REQUIRED WORK:
In this exercise, the entries below include pictures. Repeat exactly the lines from the line with "Rebuild this chart" to the line with "0.045, 0.051, 0.057]", including both, but without the pictures.
** BEGIN INPUT **
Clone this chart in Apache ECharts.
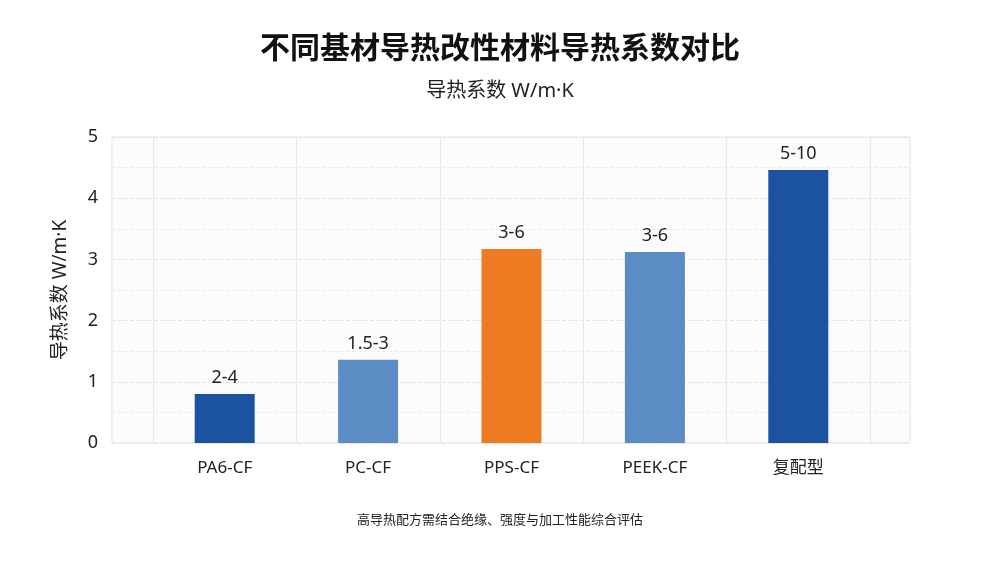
** END INPUT **
** BEGIN INPUT **
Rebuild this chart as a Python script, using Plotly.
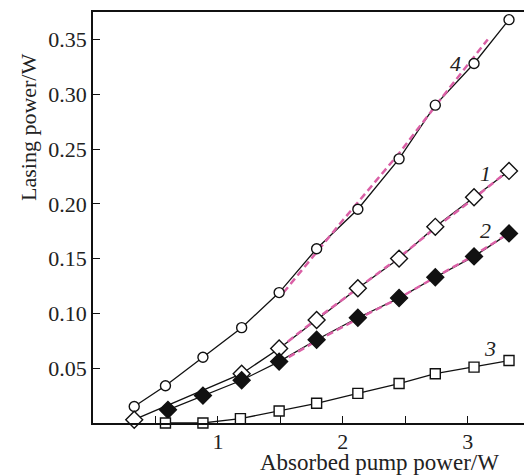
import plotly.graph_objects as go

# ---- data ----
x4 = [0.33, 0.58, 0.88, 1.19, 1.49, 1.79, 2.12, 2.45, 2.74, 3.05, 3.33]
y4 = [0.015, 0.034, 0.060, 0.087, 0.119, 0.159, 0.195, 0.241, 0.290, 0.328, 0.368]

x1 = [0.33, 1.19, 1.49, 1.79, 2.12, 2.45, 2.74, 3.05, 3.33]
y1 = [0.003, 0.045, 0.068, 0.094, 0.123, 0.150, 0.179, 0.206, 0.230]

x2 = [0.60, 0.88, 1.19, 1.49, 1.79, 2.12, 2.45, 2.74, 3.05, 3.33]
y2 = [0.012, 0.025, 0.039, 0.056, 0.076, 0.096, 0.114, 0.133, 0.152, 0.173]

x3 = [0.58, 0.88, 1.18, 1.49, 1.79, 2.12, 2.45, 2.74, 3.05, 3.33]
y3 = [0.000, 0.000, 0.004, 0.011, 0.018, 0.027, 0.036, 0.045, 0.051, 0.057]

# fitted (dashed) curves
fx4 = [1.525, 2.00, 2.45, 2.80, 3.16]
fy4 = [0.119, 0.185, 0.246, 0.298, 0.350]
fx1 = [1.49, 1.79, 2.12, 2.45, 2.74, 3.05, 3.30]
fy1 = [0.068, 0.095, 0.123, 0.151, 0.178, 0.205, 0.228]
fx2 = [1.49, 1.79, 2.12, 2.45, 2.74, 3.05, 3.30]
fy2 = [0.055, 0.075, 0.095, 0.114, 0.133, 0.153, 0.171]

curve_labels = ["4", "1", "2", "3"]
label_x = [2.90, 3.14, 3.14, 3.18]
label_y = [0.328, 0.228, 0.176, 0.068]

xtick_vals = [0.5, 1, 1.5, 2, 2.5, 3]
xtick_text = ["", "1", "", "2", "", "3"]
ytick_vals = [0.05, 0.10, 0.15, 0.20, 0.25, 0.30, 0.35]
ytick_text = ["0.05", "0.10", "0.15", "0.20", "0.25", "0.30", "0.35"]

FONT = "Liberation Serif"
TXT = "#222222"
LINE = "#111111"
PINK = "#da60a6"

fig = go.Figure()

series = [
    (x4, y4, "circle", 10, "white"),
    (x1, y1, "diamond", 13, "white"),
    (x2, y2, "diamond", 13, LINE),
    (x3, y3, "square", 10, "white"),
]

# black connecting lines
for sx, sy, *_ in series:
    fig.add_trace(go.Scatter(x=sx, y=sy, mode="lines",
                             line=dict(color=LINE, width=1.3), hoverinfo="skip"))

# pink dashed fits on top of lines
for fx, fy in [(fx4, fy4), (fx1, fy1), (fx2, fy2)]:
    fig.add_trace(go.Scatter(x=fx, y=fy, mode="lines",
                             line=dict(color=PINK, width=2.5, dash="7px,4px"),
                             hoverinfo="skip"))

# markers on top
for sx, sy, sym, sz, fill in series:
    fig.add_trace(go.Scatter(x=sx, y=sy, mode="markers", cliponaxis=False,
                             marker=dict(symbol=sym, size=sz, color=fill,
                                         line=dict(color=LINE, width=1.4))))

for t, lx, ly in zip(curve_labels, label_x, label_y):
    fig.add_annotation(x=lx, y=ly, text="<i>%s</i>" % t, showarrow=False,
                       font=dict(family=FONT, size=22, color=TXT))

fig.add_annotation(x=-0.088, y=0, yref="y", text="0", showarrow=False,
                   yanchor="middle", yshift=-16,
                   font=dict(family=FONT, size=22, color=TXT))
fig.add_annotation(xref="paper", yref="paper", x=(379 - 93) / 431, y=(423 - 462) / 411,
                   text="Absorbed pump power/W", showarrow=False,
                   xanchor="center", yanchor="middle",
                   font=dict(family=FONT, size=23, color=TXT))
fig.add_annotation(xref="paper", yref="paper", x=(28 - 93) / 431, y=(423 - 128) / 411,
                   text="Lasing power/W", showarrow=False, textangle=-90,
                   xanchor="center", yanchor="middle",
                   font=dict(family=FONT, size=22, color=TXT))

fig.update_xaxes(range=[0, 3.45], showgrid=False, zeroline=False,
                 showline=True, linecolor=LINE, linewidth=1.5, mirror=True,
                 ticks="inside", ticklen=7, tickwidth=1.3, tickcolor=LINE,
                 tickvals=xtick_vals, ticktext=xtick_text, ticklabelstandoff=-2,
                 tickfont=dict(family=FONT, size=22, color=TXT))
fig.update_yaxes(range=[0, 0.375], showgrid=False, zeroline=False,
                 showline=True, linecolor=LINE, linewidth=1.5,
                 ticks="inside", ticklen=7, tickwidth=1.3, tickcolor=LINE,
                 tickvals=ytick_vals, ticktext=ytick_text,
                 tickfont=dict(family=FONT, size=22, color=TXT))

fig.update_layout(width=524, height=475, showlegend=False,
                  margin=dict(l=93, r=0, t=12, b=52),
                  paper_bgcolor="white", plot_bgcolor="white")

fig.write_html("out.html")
** END INPUT **
TASK RESULT:
Rebuild this chart as a Python script, using Plotly.
import plotly.graph_objects as go

# ---- data ----
x4 = [0.33, 0.58, 0.88, 1.19, 1.49, 1.79, 2.12, 2.45, 2.74, 3.05, 3.33]
y4 = [0.015, 0.034, 0.060, 0.087, 0.119, 0.159, 0.195, 0.241, 0.290, 0.328, 0.368]

x1 = [0.33, 1.19, 1.49, 1.79, 2.12, 2.45, 2.74, 3.05, 3.33]
y1 = [0.003, 0.045, 0.068, 0.094, 0.123, 0.150, 0.179, 0.206, 0.230]

x2 = [0.60, 0.88, 1.19, 1.49, 1.79, 2.12, 2.45, 2.74, 3.05, 3.33]
y2 = [0.012, 0.025, 0.039, 0.056, 0.076, 0.096, 0.114, 0.133, 0.152, 0.173]

x3 = [0.58, 0.88, 1.18, 1.49, 1.79, 2.12, 2.45, 2.74, 3.05, 3.33]
y3 = [0.000, 0.000, 0.004, 0.011, 0.018, 0.027, 0.036, 0.045, 0.051, 0.057]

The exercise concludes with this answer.